Fun and light art lifts up an otherwise inscrutable first issue.

  • Erick Freitas, Ulises Farinas
    Price: Check on Amazon

Gamma #1, a kind of miniseries reboot/follow-up to Ulises Farinas’ 2013 one shot of the same name, is flashy and endearing, but ultimately an insubstantial failure.

Billed by Dark Horse as a mash-up between Pokemon and Power Rangers and set in a dystopic, alternate history take on the Philippines, the story follows three would-be orphan heroes: Dusty, Sandy, Crash, as they navigate the realities of a world where people catch, buy, trade and sell monsters, and eventually end up on the run from forces much more powerful than them.

It’s a compelling setup, but the execution is lackluster if not downright reader hostile. Jumping between ideas in overwhelming, discordant bursts of dialogue, narration, and maybe even meta-narration, the core story is lost in a miasma of not-so-subtle digs at consumer culture, conservative politics, and the like. The message isn’t bad per se, just hard to parse through all the often funny or poignant but distracting noise, which also ends up interfering with any plotting beats. By the issue’s end, I was re-reading multiple pages to get a sense of what was happening — not a good sign by almost any measure.

Luckily, the art fares slightly better. Best described as a family-friendly Geof Darrow, Farinas has an eye, and real knack, for all-encompassing detail and design. Each and every scene, if not individual panel, is immaculate in its execution — aliens, robots, people, soda cans, garish billboards, machine gun fire and more all bring this world to incredibly detailed life. Melody Often’s colors help wrap a vibrant and varied bow on the entire package, the only boon to a mess of a narrative.

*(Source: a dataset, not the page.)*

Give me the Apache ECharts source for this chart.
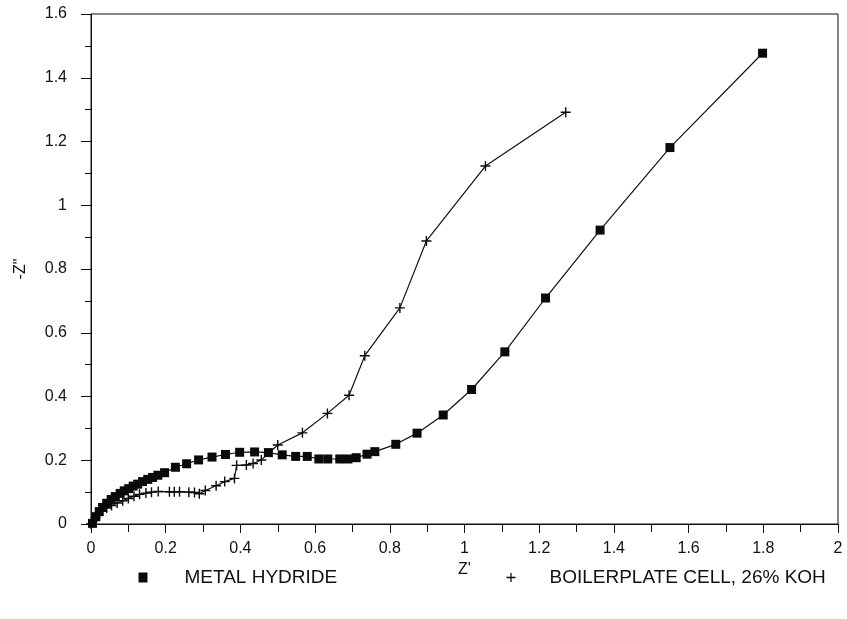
<!DOCTYPE html>
<html>
<head>
<meta charset="utf-8">
<script src="https://cdn.jsdelivr.net/npm/echarts@6/dist/echarts.min.js"></script>
<style>
html,body{margin:0;padding:0;background:#fff;}
#chart{width:847px;height:619px;}
</style>
</head>
<body>
<div id="chart"></div>
<script>
// Metal hydride series (Z', -Z'')
var mhZre = [0.004,0.013,0.022,0.031,0.042,0.054,0.065,0.078,0.089,0.101,0.113,0.125,0.138,0.152,0.165,0.179,0.197,0.226,0.256,0.288,0.324,0.360,0.398,0.438,0.475,0.512,0.548,0.579,0.610,0.634,0.666,0.688,0.710,0.739,0.760,0.816,0.873,0.943,1.019,1.108,1.217,1.363,1.550,1.798];
var mhZim = [0.002,0.023,0.039,0.052,0.065,0.077,0.086,0.096,0.104,0.111,0.119,0.125,0.133,0.140,0.146,0.153,0.161,0.178,0.189,0.201,0.210,0.218,0.225,0.226,0.224,0.217,0.212,0.212,0.204,0.204,0.204,0.204,0.208,0.219,0.227,0.250,0.285,0.342,0.422,0.540,0.709,0.922,1.181,1.477];
// Boilerplate cell, 26% KOH series
var bpZre = [0,0.006,0.012,0.02,0.03,0.042,0.055,0.07,0.085,0.1,0.115,0.13,0.147,0.162,0.18,0.21,0.223,0.237,0.262,0.277,0.29,0.306,0.335,0.358,0.384,0.39,0.416,0.434,0.456,0.5,0.566,0.633,0.691,0.733,0.827,0.898,1.056,1.271];
var bpZim = [0,0.01,0.02,0.03,0.04,0.05,0.058,0.066,0.073,0.08,0.087,0.093,0.097,0.1,0.102,0.101,0.101,0.101,0.1,0.099,0.095,0.105,0.12,0.133,0.143,0.184,0.185,0.19,0.201,0.248,0.286,0.347,0.404,0.528,0.678,0.888,1.123,1.292];
var seriesNames = ['METAL HYDRIDE', 'BOILERPLATE CELL, 26% KOH'];
var xAxisName = "Z'";
var yAxisName = '-Z"';

function pairs(a, b) { return a.map(function (v, i) { return [v, b[i]]; }); }

var plusPath = 'path://M4.3,0H5.7V4.3H10V5.7H5.7V10H4.3V5.7H0V4.3H4.3Z';
var FONT = 'Liberation Sans, Arial, Helvetica, sans-serif';

var chart = echarts.init(document.getElementById('chart'), null, {renderer: 'canvas'});
chart.setOption({
  backgroundColor: '#fff',
  animation: false,
  grid: {left: 91, right: 9, top: 14, height: 510, show: true, borderColor: '#111', borderWidth: 1, backgroundColor: 'transparent'},
  xAxis: {
    type: 'value', min: 0, max: 2, interval: 0.2,
    name: xAxisName, nameLocation: 'middle', nameGap: 33,
    nameTextStyle: {fontFamily: FONT, fontSize: 16, color: '#111'},
    axisLine: {onZero: false, lineStyle: {color: '#111', width: 1}},
    axisTick: {show: true, inside: false, length: 9, lineStyle: {color: '#111'}},
    minorTick: {show: true, splitNumber: 2, length: 8, lineStyle: {color: '#111'}},
    axisLabel: {fontFamily: FONT, fontSize: 16, color: '#111', margin: 17},
    splitLine: {show: false}
  },
  yAxis: {
    type: 'value', min: 0, max: 1.6, interval: 0.2,
    name: yAxisName, nameLocation: 'middle', nameGap: 62, nameRotate: 90,
    nameTextStyle: {fontFamily: FONT, fontSize: 16, color: '#111'},
    axisLine: {onZero: false, lineStyle: {color: '#111', width: 1}},
    axisTick: {show: true, inside: false, length: 10, lineStyle: {color: '#111'}},
    minorTick: {show: true, splitNumber: 2, length: 6, lineStyle: {color: '#111'}},
    axisLabel: {fontFamily: FONT, fontSize: 16, color: '#111', margin: 24},
    splitLine: {show: false}
  },
  legend: [
    {
      data: [{name: seriesNames[0], icon: 'rect'}],
      left: 138.5, top: 568, padding: 0, itemWidth: 9, itemHeight: 10,
      textStyle: {fontFamily: FONT, fontSize: 19, color: '#111', padding: [0, 0, 0, 32]}
    },
    {
      data: [{name: seriesNames[1], icon: plusPath}],
      left: 506.5, top: 568, padding: 0, itemWidth: 9, itemHeight: 9,
      textStyle: {fontFamily: FONT, fontSize: 19, color: '#111', padding: [0, 0, 0, 29]}
    }
  ],
  series: [
    {
      name: seriesNames[0], type: 'line', data: pairs(mhZre, mhZim),
      symbol: 'rect', symbolSize: 9,
      itemStyle: {color: '#0a0a0a'},
      lineStyle: {color: '#111', width: 1.2}
    },
    {
      name: seriesNames[1], type: 'line', data: pairs(bpZre, bpZim),
      symbol: plusPath, symbolSize: 10,
      itemStyle: {color: '#0a0a0a'},
      lineStyle: {color: '#111', width: 1.2}
    }
  ]
});
</script>
</body>
</html>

There’s a respectable effort here, one that might pay-off in later issues if readers are interested in sticking it out, but this initial re-introduction to the world of Gamma has soured my appetite for any more attempts with its lack of focus and uneven implementation — a real shame.

Gamma #1
Is it good?
Overwhelming in its implementation many ideas, Gamma fails to connect to the reader with any of them and instead spreads itself far too thin.
The artistic attention-to-detail in almost every panel is seriously impressive.
It's near impossible to keep track of everything that's going on by the issue's end.